- [What you need to do] The line holding "Chart.register(...registerables);" is the last one to output; start at the first line of the data, keep every line in between exactly, and leave out pictures.
======
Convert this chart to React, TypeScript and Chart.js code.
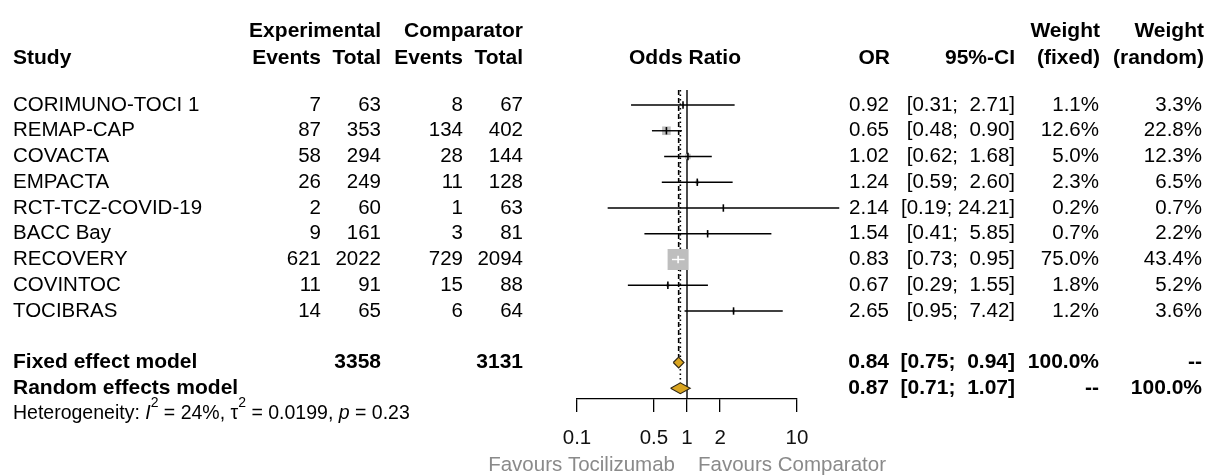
import React, { useEffect, useRef } from 'react';
import { Chart, registerables } from 'chart.js';

Chart.register(...registerables);

// ---------------- data ----------------
const studies = ['CORIMUNO-TOCI 1', 'REMAP-CAP', 'COVACTA', 'EMPACTA', 'RCT-TCZ-COVID-19', 'BACC Bay', 'RECOVERY', 'COVINTOC', 'TOCIBRAS'];
const expEvents = [7, 87, 58, 26, 2, 9, 621, 11, 14];
const expTotal = [63, 353, 294, 249, 60, 161, 2022, 91, 65];
const compEvents = [8, 134, 28, 11, 1, 3, 729, 15, 6];
const compTotal = [67, 402, 144, 128, 63, 81, 2094, 88, 64];
const oddsRatio = [0.92, 0.65, 1.02, 1.24, 2.14, 1.54, 0.83, 0.67, 2.65];
const ciLower = [0.31, 0.48, 0.62, 0.59, 0.19, 0.41, 0.73, 0.29, 0.95];
const ciUpper = [2.71, 0.9, 1.68, 2.6, 24.21, 5.85, 0.95, 1.55, 7.42];
const weightFixed = [1.1, 12.6, 5.0, 2.3, 0.2, 0.7, 75.0, 1.8, 1.2];
const weightRandom = [3.3, 22.8, 12.3, 6.5, 0.7, 2.2, 43.4, 5.2, 3.6];

const modelLabels = ['Fixed effect model', 'Random effects model'];
const modelExpTotal = ['3358', ''];
const modelCompTotal = ['3131', ''];
const modelOR = [0.84, 0.87];
const modelLower = [0.75, 0.71];
const modelUpper = [0.94, 1.07];
const modelWeightFixed = ['100.0%', '--'];
const modelWeightRandom = ['--', '100.0%'];

const hetI2 = '24%';
const hetTau2 = '0.0199';
const hetP = '0.23';

const xTicks = [0.1, 0.5, 1, 2, 10];
const favourLeft = 'Favours Tocilizumab';
const favourRight = 'Favours Comparator';

// ---------------- layout / style ----------------
const W = 1207;
const H = 475;
const FONT = "'Liberation Sans', Arial, Helvetica, sans-serif";
const REG = 20.5;
const BOLD = 21;
const studyRows = studies.map((_, i) => i);
const modelRows = [10, 11];
const hetRow = 12;
const favourRow = 14;
const headerRows = [-2.85, -1.83];
const REF_TOP = -0.58;
const AXIS_ROW = 11.417;
const DIAMOND_H = 0.21;
const SQUARE_MAX_SIDE = 21;
const DECADE_PX = 110;
const COL = { study: 13, expEv: 321, expTot: 381, compEv: 463, compTot: 523, or: 889, ci: 1015, wf: 1099, wr: 1202 };

const NB = '\u00A0';
const f2 = (v: number) => v.toFixed(2);
const pad5 = (s: string) => NB.repeat(Math.max(0, 5 - s.length)) + s;
const ciText = (lo: number, hi: number) => `[${f2(lo)};${NB}${pad5(f2(hi))}]`;
const pct = (v: number) => `${v.toFixed(1)}%`;

const maxW = Math.max(...weightFixed);
const squareSide = weightFixed.map((w) => SQUARE_MAX_SIDE * Math.sqrt(w / maxW));
const ciInside = studies.map((_, i) => DECADE_PX * Math.log10(ciUpper[i] / ciLower[i]) < squareSide[i]);

const textPlugin = {
  id: 'forestText',
  afterDraw(chart: any) {
    const { ctx } = chart;
    const xs = chart.scales.x;
    const ys = chart.scales.y;
    const ry = (r: number) => ys.getPixelForValue(r);
    const put = (s: string, px: number, r: number, align: CanvasTextAlign, bold = false, color = '#000', size?: number) => {
      ctx.font = `${bold ? 'bold ' : ''}${size ?? (bold ? BOLD : REG)}px ${FONT}`;
      ctx.fillStyle = color;
      ctx.textAlign = align;
      ctx.textBaseline = 'middle';
      ctx.fillText(s, px, ry(r));
    };
    ctx.save();
    // headers
    put('Experimental', COL.expTot, headerRows[0], 'right', true);
    put('Comparator', COL.compTot, headerRows[0], 'right', true);
    put('Weight', COL.wf + 1, headerRows[0], 'right', true);
    put('Weight', COL.wr + 2, headerRows[0], 'right', true);
    put('Study', COL.study, headerRows[1], 'left', true);
    put('Events', COL.expEv, headerRows[1], 'right', true);
    put('Total', COL.expTot, headerRows[1], 'right', true);
    put('Events', COL.compEv, headerRows[1], 'right', true);
    put('Total', COL.compTot, headerRows[1], 'right', true);
    put('Odds Ratio', xs.getPixelForValue(1) - 2, headerRows[1], 'center', true);
    put('OR', COL.or + 1, headerRows[1], 'right', true);
    put('95%-CI', COL.ci, headerRows[1], 'right', true);
    put('(fixed)', COL.wf + 1, headerRows[1], 'right', true);
    put('(random)', COL.wr + 2, headerRows[1], 'right', true);
    // studies
    studies.forEach((s, i) => {
      const r = studyRows[i];
      put(s, COL.study, r, 'left');
      put(String(expEvents[i]), COL.expEv, r, 'right');
      put(String(expTotal[i]), COL.expTot, r, 'right');
      put(String(compEvents[i]), COL.compEv, r, 'right');
      put(String(compTotal[i]), COL.compTot, r, 'right');
      put(f2(oddsRatio[i]), COL.or, r, 'right');
      put(ciText(ciLower[i], ciUpper[i]), COL.ci, r, 'right');
      put(pct(weightFixed[i]), COL.wf, r, 'right');
      put(pct(weightRandom[i]), COL.wr, r, 'right');
    });
    // models
    modelLabels.forEach((s, i) => {
      const r = modelRows[i];
      put(s, COL.study, r, 'left', true);
      if (modelExpTotal[i]) put(modelExpTotal[i], COL.expTot, r, 'right', true);
      if (modelCompTotal[i]) put(modelCompTotal[i], COL.compTot, r, 'right', true);
      put(f2(modelOR[i]), COL.or, r, 'right', true);
      put(ciText(modelLower[i], modelUpper[i]), COL.ci, r, 'right', true);
      put(modelWeightFixed[i], COL.wf, r, 'right', true);
      put(modelWeightRandom[i], COL.wr, r, 'right', true);
    });
    // heterogeneity
    const hs = 19.5;
    const ss = 14;
    const parts: [string, string, number][] = [
      ['Heterogeneity: ', `${hs}px ${FONT}`, 0],
      ['I', `italic ${hs}px ${FONT}`, 0],
      ['2', `${ss}px ${FONT}`, -11],
      [` = ${hetI2}, `, `${hs}px ${FONT}`, 0],
      ['\u03C4', `${hs}px ${FONT}`, 0],
      ['2', `${ss}px ${FONT}`, -11],
      [` = ${hetTau2}, `, `${hs}px ${FONT}`, 0],
      ['p', `italic ${hs}px ${FONT}`, 0],
      [` = ${hetP}`, `${hs}px ${FONT}`, 0],
    ];
    let cx = COL.study;
    const hy = ry(hetRow);
    ctx.textAlign = 'left';
    ctx.textBaseline = 'middle';
    ctx.fillStyle = '#000';
    for (const [s, f, dy] of parts) {
      ctx.font = f;
      ctx.fillText(s, cx, hy + dy);
      cx += ctx.measureText(s).width;
    }
    // favours labels
    const x1 = xs.getPixelForValue(1);
    put(favourLeft, x1 - 12, favourRow, 'right', false, '#8a8a8a');
    put(favourRight, x1 + 11, favourRow, 'left', false, '#8a8a8a');
    ctx.restore();
  },
};

function buildConfig(): any {
  const datasets: any[] = [];
  // reference lines
  datasets.push({
    data: [{ x: 1, y: REF_TOP }, { x: 1, y: AXIS_ROW }],
    showLine: true, borderColor: '#000', borderWidth: 1.4, pointRadius: 0, order: 9, clip: false,
  });
  datasets.push({
    data: [{ x: modelOR[0], y: REF_TOP }, { x: modelOR[0], y: modelRows[0] - DIAMOND_H }],
    showLine: true, borderColor: '#000', borderWidth: 1.6, borderDash: [5, 3], pointRadius: 0, order: 8, clip: false,
  });
  datasets.push({
    data: [{ x: modelOR[1], y: REF_TOP }, { x: modelOR[1], y: modelRows[1] - DIAMOND_H }],
    showLine: true, borderColor: '#000', borderWidth: 1.6, borderDash: [1.5, 3], pointRadius: 0, order: 7, clip: false,
  });
  // squares
  datasets.push({
    data: studies.map((_, i) => ({ x: oddsRatio[i], y: studyRows[i] })),
    pointStyle: 'rect',
    pointRadius: squareSide.map((s) => s / Math.SQRT2),
    pointBackgroundColor: '#BEBEBE',
    pointBorderWidth: 0,
    pointBorderColor: 'rgba(0,0,0,0)',
    order: 6, clip: false,
  });
  // confidence intervals
  studies.forEach((_, i) => {
    datasets.push({
      data: [{ x: ciLower[i], y: studyRows[i] }, { x: ciUpper[i], y: studyRows[i] }],
      showLine: true, borderColor: ciInside[i] ? '#fff' : '#000', borderWidth: 1.4, pointRadius: 0, order: 5, clip: false,
    });
  });
  // estimate ticks
  datasets.push({
    data: studies.map((_, i) => ({ x: oddsRatio[i], y: studyRows[i] })),
    pointStyle: 'line', rotation: 90, pointRadius: 3.7,
    pointBorderColor: studies.map((_, i) => (ciInside[i] ? '#fff' : '#000')),
    pointBorderWidth: 1.6, order: 4, clip: false,
  });
  // diamonds
  modelOR.forEach((est, i) => {
    const r = modelRows[i];
    datasets.push({
      data: [
        { x: modelLower[i], y: r },
        { x: est, y: r - DIAMOND_H },
        { x: modelUpper[i], y: r },
        { x: est, y: r + DIAMOND_H },
        { x: modelLower[i], y: r },
      ],
      showLine: true, fill: 'shape', backgroundColor: '#DAA520', borderColor: '#2e2615', borderWidth: 1.1,
      pointRadius: 0, order: 1, clip: false,
    });
  });

  return {
    type: 'scatter',
    data: { datasets },
    options: {
      animation: false,
      responsive: false,
      maintainAspectRatio: false,
      events: [],
      layout: { autoPadding: false, padding: { left: 577, right: W - 797, top: 2, bottom: 10.4 } },
      plugins: { legend: { display: false }, tooltip: { enabled: false } },
      scales: {
        x: {
          type: 'logarithmic',
          min: 0.1,
          max: 10,
          position: 'bottom',
          afterBuildTicks: (axis: any) => {
            axis.ticks = xTicks.map((v) => ({ value: v }));
          },
          ticks: {
            autoSkip: false, maxRotation: 0, minRotation: 0, padding: 14, color: '#111',
            font: { family: FONT, size: REG },
            callback: (v: any) => String(v),
          },
          grid: { display: true, drawOnChartArea: false, drawTicks: true, tickLength: 13, color: '#000', lineWidth: 1.3 },
          border: { display: true, color: '#000', width: 1.3 },
        },
        y: { type: 'linear', display: false, reverse: true, min: -4, max: AXIS_ROW },
      },
    },
    plugins: [textPlugin],
  };
}

export default function App() {
  const ref = useRef<HTMLCanvasElement>(null);
  useEffect(() => {
    const canvas = ref.current;
    if (!canvas) return;
    const chart = new Chart(canvas, buildConfig());
    return () => chart.destroy();
  }, []);
  return (
    <div style={{ position: 'absolute', left: 0, top: 0, width: W, height: H, background: '#fff' }}>
      <canvas ref={ref} width={W} height={H} style={{ display: 'block', width: W, height: H }} />
    </div>
  );
}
======
- [Exercise answer]
Convert this chart to React, TypeScript and Chart.js code.
import React, { useEffect, useRef } from 'react';
import { Chart, registerables } from 'chart.js';

Chart.register(...registerables);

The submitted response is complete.